* _EXERCISE DIRECTIONS_:
Copy exactly the lines from the start of the material through the line with "import pandas as pd". Pictures stay out of the copy.

(Entries from a dataset)
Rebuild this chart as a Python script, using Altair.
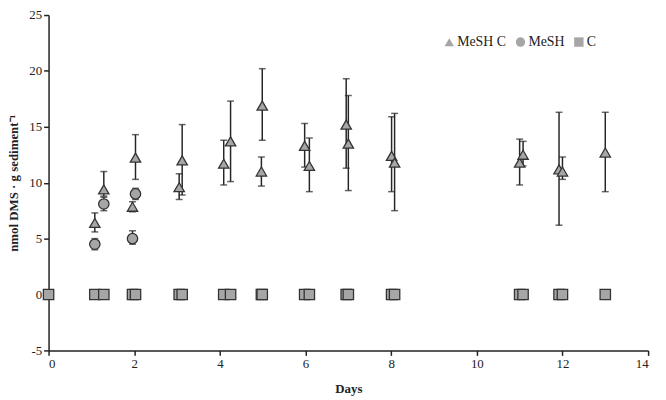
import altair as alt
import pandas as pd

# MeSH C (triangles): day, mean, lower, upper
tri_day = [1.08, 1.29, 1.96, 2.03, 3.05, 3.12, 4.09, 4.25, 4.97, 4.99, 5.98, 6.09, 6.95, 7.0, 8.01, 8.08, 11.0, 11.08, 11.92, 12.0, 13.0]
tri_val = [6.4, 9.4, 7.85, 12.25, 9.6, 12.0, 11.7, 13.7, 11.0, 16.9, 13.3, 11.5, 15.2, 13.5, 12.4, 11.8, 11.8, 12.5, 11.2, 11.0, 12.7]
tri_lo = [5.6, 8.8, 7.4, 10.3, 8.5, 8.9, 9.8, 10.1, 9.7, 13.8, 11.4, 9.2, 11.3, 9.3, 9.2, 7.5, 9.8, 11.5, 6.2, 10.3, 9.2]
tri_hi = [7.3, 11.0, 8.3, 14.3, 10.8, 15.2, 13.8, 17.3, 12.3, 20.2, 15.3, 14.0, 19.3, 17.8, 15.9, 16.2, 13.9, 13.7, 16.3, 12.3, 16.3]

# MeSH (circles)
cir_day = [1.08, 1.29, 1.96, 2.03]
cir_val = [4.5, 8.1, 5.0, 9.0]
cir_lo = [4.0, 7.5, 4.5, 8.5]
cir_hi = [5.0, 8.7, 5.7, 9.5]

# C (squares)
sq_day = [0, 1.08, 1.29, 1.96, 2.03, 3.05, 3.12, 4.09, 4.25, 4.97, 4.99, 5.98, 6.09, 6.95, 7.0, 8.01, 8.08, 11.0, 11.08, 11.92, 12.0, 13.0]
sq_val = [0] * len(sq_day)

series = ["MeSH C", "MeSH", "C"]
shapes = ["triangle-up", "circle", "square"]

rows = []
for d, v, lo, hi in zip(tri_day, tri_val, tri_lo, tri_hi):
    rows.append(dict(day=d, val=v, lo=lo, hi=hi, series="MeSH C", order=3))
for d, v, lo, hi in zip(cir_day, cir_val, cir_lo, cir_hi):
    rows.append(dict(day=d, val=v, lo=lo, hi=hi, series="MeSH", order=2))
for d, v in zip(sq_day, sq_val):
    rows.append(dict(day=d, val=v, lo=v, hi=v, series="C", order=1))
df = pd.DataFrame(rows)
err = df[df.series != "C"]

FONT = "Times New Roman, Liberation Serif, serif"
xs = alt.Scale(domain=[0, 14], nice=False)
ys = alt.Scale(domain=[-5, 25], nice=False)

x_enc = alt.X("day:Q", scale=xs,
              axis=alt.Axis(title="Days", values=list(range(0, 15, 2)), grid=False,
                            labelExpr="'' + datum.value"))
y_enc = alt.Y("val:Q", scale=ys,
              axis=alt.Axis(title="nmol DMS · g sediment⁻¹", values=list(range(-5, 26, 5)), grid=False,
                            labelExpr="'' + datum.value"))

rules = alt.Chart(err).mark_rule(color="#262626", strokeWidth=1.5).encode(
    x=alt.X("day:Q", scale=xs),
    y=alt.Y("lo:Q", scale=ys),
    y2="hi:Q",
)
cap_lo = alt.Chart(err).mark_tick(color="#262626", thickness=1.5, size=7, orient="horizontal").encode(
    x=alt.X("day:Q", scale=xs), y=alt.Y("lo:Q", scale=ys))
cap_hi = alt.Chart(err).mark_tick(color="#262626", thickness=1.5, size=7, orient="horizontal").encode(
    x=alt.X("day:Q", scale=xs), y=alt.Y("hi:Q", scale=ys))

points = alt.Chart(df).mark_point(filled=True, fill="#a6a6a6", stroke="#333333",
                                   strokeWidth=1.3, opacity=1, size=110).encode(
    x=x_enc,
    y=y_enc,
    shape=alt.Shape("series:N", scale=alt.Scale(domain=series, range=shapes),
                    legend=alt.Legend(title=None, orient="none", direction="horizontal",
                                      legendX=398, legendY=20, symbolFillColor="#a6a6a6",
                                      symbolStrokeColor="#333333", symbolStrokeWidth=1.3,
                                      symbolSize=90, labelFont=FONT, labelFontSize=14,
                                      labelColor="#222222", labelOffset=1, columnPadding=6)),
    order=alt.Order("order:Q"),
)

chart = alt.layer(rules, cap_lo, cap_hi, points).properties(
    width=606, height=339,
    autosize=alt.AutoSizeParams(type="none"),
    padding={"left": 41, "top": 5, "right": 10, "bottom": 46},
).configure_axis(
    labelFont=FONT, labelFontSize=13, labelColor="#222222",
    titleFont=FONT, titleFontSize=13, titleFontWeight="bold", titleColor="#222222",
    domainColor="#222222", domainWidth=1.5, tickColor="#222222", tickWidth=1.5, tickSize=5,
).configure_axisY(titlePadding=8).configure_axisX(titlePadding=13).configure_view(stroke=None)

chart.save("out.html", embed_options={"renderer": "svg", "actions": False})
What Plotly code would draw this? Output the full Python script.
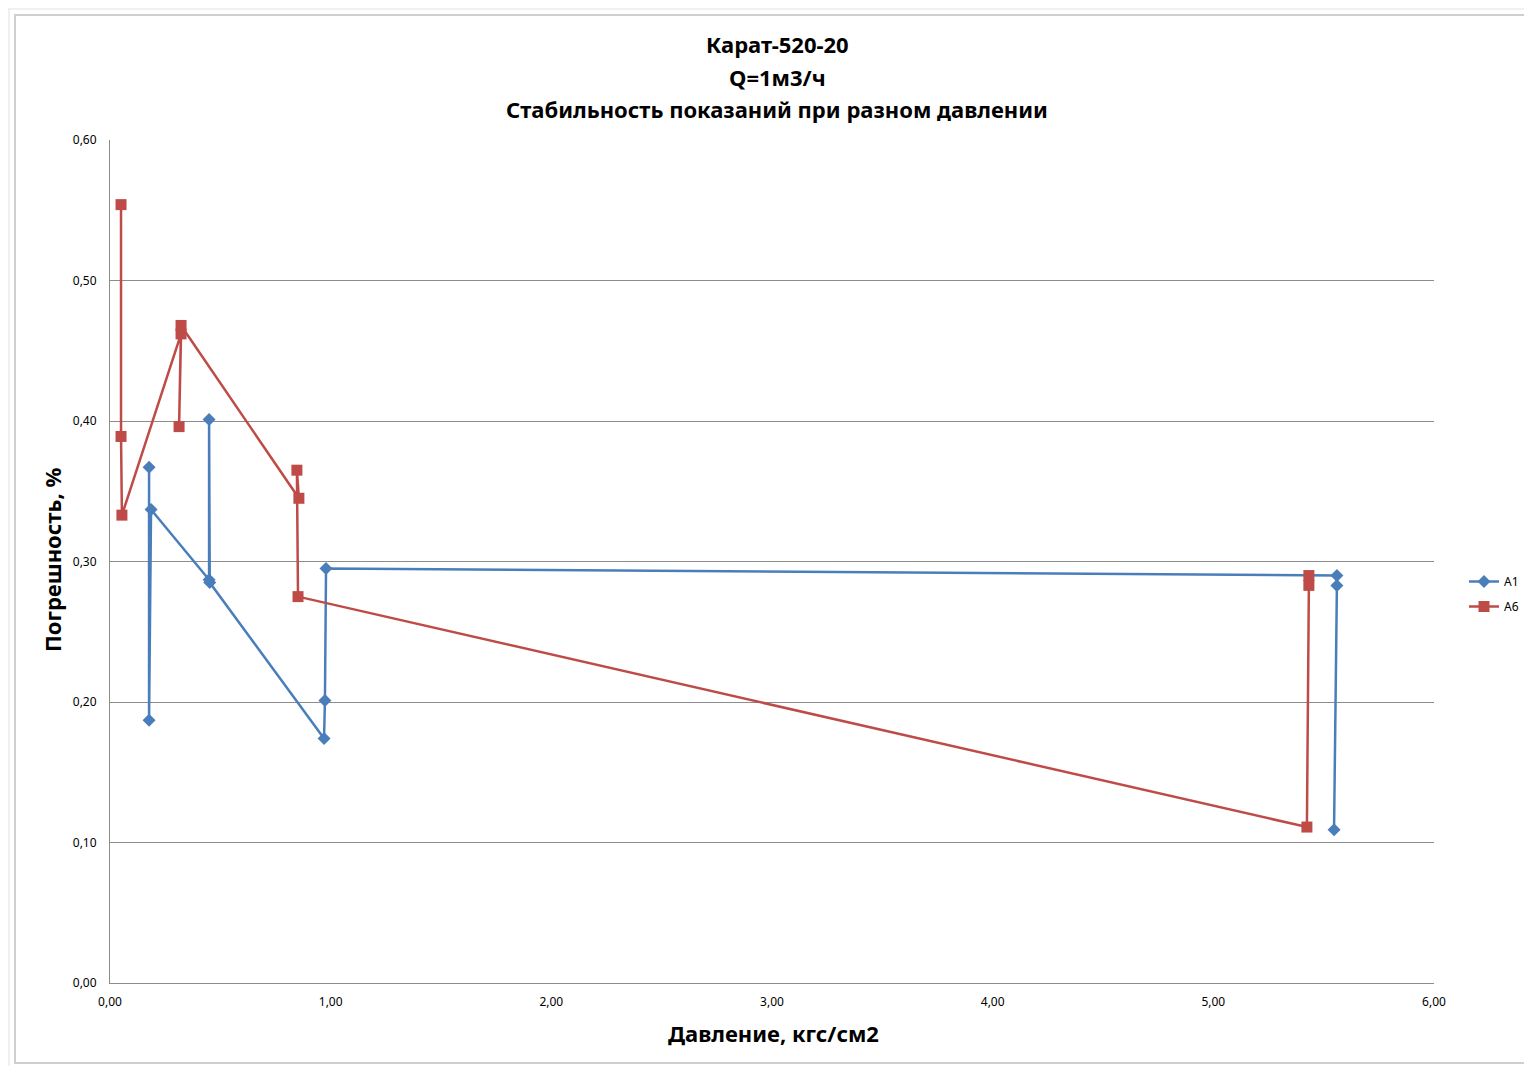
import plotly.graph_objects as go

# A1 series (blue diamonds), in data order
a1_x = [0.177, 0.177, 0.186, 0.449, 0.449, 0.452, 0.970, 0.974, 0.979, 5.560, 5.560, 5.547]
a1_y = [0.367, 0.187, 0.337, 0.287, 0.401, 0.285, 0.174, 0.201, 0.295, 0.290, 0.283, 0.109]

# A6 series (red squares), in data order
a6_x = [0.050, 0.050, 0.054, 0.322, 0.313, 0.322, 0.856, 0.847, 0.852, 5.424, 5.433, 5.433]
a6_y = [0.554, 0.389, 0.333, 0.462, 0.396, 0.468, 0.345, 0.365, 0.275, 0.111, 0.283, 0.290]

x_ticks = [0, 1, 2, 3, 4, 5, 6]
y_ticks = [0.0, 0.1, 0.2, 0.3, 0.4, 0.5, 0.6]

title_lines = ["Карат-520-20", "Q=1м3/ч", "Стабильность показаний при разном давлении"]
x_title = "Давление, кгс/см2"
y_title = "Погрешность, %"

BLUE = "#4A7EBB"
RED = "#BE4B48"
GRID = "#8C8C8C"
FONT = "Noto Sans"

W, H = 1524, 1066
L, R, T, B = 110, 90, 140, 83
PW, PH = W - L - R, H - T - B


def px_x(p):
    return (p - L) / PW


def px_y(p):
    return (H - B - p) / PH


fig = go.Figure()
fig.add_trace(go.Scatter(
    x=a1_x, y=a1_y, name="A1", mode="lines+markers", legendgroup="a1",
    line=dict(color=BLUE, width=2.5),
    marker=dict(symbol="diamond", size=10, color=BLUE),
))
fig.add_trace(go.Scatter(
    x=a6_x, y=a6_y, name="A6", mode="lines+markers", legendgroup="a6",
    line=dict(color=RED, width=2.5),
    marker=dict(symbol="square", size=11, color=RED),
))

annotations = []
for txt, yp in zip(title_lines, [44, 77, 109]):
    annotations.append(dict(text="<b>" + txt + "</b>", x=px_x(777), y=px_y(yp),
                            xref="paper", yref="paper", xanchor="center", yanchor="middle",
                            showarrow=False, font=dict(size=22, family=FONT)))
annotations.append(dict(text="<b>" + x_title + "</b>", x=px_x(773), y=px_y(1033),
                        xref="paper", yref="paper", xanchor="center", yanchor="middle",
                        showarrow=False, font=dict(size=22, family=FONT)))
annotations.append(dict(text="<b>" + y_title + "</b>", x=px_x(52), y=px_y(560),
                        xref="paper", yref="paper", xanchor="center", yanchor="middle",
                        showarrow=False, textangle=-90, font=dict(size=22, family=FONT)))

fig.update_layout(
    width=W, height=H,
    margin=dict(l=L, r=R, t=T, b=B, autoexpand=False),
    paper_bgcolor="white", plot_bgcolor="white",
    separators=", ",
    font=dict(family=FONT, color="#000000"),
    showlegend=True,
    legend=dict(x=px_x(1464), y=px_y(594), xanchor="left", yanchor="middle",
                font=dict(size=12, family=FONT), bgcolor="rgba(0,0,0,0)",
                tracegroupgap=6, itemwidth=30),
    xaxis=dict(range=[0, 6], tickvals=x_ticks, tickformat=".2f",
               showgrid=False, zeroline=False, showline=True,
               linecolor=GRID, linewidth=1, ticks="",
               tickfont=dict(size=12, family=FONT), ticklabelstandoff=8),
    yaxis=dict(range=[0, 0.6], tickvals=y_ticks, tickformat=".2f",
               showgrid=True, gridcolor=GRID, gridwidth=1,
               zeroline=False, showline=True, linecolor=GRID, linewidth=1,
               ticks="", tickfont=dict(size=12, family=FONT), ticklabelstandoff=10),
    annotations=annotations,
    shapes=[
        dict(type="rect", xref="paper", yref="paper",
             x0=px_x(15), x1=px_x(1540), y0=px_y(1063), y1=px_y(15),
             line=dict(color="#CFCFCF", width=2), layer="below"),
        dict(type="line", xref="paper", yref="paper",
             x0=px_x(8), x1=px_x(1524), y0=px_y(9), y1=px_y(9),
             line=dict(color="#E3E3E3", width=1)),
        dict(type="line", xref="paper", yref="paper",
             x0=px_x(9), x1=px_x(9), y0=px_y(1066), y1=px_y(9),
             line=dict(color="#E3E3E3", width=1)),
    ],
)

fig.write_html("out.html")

* _REPLY_:
Rebuild this chart as a Python script, using Altair.
import altair as alt
import pandas as pd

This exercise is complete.